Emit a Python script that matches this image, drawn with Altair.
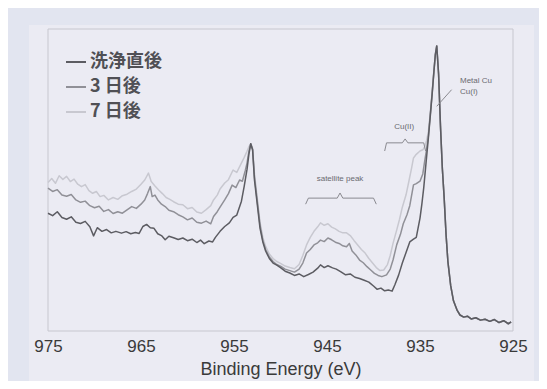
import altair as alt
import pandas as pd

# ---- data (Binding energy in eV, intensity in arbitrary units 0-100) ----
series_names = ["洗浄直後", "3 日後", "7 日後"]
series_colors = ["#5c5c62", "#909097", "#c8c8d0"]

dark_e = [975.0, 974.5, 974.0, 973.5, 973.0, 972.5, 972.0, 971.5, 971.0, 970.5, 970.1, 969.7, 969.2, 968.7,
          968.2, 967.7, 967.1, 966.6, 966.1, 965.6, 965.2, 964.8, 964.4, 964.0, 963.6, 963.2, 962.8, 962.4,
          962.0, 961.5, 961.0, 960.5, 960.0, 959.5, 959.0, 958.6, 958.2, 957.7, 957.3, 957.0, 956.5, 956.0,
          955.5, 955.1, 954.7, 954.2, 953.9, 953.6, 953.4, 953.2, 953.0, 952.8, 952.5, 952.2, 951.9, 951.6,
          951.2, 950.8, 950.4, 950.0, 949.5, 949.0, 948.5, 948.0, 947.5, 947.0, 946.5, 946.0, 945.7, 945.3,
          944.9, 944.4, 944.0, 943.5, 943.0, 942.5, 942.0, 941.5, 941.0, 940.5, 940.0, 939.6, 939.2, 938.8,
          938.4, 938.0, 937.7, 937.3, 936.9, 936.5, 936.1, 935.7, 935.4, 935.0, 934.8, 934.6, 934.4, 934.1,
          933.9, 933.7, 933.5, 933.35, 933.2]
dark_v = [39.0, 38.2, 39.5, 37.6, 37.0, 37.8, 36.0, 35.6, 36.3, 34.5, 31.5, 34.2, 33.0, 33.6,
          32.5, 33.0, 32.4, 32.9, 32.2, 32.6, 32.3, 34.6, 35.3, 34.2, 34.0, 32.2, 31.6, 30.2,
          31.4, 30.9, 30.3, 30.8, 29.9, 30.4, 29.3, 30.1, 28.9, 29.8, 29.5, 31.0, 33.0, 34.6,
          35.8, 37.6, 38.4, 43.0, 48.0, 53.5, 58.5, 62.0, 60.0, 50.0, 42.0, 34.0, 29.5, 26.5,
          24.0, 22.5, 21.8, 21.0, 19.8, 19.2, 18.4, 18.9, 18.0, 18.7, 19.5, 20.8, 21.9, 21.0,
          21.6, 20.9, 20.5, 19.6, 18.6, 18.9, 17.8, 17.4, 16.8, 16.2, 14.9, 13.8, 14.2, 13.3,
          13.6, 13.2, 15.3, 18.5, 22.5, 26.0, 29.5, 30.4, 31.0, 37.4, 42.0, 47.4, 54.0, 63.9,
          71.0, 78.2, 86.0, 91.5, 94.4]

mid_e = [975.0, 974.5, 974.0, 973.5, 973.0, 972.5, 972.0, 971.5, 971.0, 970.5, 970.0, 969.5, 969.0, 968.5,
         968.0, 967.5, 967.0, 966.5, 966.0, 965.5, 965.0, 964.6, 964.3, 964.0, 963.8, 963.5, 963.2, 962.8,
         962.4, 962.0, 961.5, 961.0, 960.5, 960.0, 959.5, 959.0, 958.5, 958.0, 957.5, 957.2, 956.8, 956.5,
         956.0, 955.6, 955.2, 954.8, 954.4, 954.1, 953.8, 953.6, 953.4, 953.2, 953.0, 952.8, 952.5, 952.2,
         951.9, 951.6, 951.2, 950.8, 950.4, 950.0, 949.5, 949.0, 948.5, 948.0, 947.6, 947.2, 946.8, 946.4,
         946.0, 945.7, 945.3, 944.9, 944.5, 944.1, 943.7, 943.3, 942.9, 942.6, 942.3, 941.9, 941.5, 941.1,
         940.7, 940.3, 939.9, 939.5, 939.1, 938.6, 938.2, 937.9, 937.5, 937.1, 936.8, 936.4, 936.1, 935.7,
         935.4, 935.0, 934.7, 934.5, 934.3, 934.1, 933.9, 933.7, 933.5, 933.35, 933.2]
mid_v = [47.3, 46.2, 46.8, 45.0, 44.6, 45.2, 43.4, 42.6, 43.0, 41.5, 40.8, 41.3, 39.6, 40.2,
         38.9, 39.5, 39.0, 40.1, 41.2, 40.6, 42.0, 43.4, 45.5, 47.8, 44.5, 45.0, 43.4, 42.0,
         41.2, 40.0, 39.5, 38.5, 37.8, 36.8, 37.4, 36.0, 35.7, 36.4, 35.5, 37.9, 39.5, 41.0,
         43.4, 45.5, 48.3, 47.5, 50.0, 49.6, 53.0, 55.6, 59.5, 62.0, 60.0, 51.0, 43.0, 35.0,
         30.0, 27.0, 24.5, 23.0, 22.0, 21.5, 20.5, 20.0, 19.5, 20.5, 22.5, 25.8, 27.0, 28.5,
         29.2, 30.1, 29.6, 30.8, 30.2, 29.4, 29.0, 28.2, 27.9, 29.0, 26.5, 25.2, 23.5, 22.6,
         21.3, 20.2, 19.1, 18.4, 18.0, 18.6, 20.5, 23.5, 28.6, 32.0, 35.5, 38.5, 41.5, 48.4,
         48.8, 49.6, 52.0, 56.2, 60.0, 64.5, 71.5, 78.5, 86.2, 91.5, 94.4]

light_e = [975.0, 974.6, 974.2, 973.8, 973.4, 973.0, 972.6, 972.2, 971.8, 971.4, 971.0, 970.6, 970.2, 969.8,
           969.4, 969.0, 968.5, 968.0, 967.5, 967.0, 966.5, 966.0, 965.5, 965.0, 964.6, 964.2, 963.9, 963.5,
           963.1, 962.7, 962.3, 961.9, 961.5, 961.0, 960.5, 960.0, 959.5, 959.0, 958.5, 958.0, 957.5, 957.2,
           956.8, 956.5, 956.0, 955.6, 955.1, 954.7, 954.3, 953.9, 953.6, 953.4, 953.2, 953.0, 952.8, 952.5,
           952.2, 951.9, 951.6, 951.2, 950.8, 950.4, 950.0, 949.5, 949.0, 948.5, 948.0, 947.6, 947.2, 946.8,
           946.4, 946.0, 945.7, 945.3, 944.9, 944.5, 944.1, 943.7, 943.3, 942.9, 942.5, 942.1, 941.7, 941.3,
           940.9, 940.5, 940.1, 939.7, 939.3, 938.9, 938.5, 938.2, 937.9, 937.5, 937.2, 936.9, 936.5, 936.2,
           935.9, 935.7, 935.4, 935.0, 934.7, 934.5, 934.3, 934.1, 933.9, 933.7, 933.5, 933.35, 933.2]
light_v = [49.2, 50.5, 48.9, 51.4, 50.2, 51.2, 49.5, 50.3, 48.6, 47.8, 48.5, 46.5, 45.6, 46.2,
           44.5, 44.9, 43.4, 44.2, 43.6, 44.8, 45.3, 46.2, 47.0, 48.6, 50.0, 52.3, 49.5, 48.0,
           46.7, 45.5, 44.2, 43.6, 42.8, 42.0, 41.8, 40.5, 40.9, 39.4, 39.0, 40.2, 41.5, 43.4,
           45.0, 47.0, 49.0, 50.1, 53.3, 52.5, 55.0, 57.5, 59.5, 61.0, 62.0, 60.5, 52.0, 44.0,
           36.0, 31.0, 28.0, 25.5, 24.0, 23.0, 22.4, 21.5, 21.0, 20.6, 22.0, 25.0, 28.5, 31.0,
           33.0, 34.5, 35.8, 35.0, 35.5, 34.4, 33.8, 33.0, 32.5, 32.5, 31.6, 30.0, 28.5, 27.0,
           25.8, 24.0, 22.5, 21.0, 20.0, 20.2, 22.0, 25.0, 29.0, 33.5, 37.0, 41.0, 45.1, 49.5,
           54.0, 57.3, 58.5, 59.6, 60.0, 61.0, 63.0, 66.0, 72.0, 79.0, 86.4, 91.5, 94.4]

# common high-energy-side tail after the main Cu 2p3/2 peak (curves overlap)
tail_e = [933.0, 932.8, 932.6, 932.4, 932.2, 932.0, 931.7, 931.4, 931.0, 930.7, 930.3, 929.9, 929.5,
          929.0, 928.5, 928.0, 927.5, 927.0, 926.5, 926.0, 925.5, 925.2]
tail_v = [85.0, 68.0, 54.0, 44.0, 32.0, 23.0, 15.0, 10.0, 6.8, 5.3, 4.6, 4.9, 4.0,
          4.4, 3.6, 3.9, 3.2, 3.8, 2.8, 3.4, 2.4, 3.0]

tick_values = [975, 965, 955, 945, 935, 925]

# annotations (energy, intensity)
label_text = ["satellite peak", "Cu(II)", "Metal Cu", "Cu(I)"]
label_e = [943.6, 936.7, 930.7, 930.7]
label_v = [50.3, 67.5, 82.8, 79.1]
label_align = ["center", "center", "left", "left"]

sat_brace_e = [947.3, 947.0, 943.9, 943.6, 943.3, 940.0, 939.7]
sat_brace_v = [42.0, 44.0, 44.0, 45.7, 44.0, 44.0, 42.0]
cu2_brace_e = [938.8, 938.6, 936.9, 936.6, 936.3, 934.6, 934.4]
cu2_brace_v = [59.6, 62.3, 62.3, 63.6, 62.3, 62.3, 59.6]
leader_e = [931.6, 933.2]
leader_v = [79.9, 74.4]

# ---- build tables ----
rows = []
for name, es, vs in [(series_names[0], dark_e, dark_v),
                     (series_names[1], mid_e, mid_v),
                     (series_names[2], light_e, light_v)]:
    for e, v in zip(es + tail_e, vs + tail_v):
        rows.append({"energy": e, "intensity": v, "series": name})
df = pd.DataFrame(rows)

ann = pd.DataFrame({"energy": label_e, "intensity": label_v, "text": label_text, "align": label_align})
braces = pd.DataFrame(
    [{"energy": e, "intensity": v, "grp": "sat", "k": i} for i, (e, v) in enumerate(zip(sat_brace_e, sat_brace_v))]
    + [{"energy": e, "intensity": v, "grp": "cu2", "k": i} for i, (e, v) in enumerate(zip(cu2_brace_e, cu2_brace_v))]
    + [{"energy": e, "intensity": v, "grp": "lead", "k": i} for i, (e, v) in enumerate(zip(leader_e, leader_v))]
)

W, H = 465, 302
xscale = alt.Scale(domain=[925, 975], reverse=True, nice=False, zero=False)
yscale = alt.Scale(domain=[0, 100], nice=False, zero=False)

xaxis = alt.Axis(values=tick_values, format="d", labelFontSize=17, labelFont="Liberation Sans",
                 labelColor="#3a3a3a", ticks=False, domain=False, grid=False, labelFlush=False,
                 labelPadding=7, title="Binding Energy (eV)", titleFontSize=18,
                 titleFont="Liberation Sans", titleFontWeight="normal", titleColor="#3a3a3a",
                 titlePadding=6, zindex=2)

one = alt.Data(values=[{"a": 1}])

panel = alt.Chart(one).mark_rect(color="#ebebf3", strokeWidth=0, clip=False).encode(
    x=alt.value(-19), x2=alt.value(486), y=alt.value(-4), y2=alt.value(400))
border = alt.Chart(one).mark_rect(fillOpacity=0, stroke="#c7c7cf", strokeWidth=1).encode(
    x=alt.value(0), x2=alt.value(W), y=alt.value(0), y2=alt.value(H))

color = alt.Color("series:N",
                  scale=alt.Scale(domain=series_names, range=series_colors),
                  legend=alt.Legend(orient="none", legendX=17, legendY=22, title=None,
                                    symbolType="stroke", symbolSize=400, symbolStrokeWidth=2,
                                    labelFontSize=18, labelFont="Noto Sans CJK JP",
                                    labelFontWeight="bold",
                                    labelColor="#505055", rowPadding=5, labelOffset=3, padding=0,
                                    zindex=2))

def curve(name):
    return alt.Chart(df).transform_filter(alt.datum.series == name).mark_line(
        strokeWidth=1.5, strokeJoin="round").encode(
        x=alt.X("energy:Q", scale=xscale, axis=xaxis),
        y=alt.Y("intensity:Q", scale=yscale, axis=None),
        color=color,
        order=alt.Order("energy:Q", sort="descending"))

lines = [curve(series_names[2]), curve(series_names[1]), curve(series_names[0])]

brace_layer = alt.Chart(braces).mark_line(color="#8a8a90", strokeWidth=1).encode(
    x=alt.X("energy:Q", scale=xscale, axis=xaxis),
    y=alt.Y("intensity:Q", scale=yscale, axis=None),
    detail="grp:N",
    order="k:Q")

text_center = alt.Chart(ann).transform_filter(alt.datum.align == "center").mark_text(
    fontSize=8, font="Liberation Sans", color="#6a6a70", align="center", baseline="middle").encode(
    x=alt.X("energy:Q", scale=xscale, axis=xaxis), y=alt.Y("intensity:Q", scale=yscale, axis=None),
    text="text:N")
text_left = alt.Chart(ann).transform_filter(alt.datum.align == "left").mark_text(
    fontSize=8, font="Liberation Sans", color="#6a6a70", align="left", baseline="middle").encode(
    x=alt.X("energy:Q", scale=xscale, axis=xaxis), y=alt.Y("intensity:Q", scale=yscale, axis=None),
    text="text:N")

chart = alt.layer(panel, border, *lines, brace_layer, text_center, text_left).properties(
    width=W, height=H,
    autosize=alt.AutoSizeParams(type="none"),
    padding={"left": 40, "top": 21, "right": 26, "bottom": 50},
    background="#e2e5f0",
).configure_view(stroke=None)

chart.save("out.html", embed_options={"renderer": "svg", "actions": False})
* * *
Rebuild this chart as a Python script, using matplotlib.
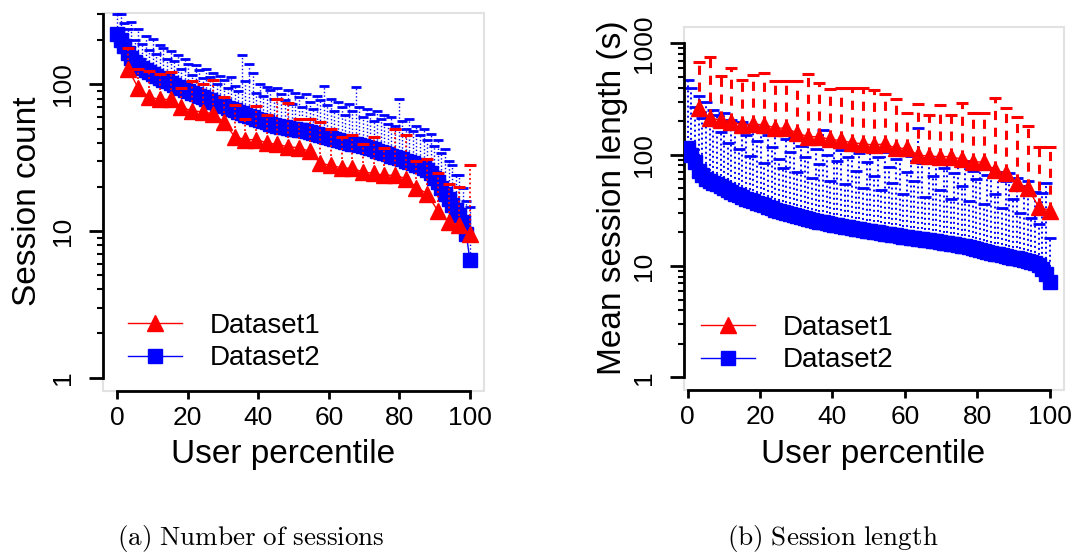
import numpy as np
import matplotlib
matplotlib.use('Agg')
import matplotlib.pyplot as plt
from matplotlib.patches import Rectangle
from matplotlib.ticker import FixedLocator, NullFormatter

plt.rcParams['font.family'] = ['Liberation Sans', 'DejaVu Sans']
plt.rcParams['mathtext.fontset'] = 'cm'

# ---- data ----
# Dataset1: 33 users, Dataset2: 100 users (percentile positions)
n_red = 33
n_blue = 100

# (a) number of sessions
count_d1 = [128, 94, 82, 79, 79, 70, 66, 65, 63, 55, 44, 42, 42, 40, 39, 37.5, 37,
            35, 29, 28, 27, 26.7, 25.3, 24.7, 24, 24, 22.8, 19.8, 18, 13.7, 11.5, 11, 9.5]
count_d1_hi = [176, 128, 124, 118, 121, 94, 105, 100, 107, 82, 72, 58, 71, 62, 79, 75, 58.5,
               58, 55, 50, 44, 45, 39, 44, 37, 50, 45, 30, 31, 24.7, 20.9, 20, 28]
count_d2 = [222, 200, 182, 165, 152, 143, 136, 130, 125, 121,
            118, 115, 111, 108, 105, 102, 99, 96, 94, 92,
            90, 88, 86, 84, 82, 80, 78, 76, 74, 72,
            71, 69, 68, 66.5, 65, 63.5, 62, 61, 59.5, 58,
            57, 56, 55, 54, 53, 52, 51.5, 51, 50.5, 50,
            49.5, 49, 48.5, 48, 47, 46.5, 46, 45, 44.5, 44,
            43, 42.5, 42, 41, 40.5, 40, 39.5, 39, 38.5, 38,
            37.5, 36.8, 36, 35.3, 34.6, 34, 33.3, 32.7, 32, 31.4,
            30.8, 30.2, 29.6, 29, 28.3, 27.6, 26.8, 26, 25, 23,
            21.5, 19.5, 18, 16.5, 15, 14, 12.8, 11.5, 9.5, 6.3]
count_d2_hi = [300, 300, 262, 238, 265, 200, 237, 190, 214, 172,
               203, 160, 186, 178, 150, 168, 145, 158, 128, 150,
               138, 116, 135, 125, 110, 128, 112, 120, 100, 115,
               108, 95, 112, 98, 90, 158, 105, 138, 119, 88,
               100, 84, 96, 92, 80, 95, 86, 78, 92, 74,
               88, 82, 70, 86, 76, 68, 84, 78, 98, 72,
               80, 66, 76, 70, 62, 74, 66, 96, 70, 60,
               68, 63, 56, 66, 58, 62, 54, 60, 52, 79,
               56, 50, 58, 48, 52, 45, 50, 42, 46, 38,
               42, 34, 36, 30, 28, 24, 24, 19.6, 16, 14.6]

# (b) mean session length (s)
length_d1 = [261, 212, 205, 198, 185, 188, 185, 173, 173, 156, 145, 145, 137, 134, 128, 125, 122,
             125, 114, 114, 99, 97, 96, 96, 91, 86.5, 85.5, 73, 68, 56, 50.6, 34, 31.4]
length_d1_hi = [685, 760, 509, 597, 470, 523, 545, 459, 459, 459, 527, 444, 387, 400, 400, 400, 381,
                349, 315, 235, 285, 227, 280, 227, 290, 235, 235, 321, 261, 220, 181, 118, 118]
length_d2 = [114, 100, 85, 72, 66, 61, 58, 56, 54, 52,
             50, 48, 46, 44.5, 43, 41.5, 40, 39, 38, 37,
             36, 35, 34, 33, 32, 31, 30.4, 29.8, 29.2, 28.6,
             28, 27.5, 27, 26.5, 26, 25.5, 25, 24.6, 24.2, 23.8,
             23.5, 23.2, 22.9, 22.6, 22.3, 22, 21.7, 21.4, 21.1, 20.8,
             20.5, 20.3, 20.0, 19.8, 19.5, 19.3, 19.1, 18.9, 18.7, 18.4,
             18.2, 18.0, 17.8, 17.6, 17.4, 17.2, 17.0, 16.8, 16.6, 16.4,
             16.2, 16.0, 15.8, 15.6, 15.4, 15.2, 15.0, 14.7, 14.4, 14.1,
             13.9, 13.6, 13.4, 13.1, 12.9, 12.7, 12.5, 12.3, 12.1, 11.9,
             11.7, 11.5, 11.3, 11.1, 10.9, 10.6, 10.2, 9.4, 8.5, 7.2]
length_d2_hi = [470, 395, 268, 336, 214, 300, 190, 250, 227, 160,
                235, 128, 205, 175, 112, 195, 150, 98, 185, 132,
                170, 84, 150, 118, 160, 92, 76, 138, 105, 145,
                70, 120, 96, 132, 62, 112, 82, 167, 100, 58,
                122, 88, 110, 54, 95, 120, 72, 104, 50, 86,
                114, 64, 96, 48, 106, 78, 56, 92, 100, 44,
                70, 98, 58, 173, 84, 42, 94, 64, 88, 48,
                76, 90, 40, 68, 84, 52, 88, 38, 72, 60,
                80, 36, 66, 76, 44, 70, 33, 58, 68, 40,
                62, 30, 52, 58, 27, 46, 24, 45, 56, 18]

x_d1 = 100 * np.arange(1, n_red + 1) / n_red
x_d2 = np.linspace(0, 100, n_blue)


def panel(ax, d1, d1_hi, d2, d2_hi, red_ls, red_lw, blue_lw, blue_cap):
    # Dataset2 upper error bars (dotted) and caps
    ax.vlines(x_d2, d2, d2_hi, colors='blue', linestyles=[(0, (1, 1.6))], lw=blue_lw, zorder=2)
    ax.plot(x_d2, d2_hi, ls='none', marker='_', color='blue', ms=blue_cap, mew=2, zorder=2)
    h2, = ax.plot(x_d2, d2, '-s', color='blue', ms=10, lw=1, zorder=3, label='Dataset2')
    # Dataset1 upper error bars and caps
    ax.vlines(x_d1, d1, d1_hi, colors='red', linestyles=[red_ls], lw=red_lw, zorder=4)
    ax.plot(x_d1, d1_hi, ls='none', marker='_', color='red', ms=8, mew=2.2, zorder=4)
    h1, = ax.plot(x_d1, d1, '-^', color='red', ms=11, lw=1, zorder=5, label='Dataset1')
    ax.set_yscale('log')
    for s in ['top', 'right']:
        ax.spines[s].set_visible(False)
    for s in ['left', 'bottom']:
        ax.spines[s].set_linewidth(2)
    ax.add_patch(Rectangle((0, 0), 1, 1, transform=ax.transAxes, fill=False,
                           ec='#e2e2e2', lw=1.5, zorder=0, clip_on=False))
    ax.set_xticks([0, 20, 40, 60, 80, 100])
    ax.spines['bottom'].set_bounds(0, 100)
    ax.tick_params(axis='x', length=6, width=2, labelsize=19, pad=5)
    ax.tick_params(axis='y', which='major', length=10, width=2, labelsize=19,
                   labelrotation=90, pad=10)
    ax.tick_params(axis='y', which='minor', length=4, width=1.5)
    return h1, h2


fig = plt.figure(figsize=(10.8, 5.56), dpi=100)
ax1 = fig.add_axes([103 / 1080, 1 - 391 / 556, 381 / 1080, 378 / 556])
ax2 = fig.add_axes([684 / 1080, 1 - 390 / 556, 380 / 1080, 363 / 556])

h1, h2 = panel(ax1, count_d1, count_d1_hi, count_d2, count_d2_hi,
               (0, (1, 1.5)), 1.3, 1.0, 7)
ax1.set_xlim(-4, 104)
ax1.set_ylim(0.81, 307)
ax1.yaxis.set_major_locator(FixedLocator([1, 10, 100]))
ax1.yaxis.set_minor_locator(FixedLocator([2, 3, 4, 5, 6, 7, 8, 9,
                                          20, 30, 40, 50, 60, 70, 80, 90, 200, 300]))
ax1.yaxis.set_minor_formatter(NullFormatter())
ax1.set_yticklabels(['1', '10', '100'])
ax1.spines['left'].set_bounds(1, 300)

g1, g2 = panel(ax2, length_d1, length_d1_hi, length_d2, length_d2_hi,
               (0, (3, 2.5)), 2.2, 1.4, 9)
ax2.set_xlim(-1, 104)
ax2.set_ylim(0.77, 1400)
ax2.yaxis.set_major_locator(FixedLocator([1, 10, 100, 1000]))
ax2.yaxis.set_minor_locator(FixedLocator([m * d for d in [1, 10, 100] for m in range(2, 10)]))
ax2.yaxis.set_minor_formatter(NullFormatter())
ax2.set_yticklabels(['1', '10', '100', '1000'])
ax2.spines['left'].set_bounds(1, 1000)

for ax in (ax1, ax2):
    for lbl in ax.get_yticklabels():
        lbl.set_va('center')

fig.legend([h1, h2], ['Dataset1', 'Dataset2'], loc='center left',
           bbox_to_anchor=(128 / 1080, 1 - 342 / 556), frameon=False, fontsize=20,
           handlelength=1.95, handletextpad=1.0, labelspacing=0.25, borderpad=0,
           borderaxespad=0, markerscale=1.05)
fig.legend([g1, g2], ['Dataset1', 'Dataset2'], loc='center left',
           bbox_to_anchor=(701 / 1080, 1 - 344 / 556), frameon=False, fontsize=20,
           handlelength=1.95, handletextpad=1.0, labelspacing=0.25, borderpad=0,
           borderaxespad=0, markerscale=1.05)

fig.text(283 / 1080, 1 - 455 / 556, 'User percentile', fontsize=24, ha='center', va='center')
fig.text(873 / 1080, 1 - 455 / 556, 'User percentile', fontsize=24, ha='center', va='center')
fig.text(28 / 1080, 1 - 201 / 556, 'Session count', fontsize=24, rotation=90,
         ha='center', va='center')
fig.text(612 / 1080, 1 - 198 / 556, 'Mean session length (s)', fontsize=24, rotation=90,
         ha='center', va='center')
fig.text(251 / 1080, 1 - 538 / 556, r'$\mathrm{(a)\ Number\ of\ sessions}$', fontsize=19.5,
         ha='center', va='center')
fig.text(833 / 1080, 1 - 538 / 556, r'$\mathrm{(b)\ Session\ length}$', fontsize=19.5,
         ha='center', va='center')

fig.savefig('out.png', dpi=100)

### Your goal
In the listing above, find the line containing "Emit a Python" and the line containing "import pandas as pd", then write out both of them and every line between, exactly, with no pictures.

### Written reply
Emit a Python script that matches this image, drawn with Altair.
import altair as alt
import pandas as pd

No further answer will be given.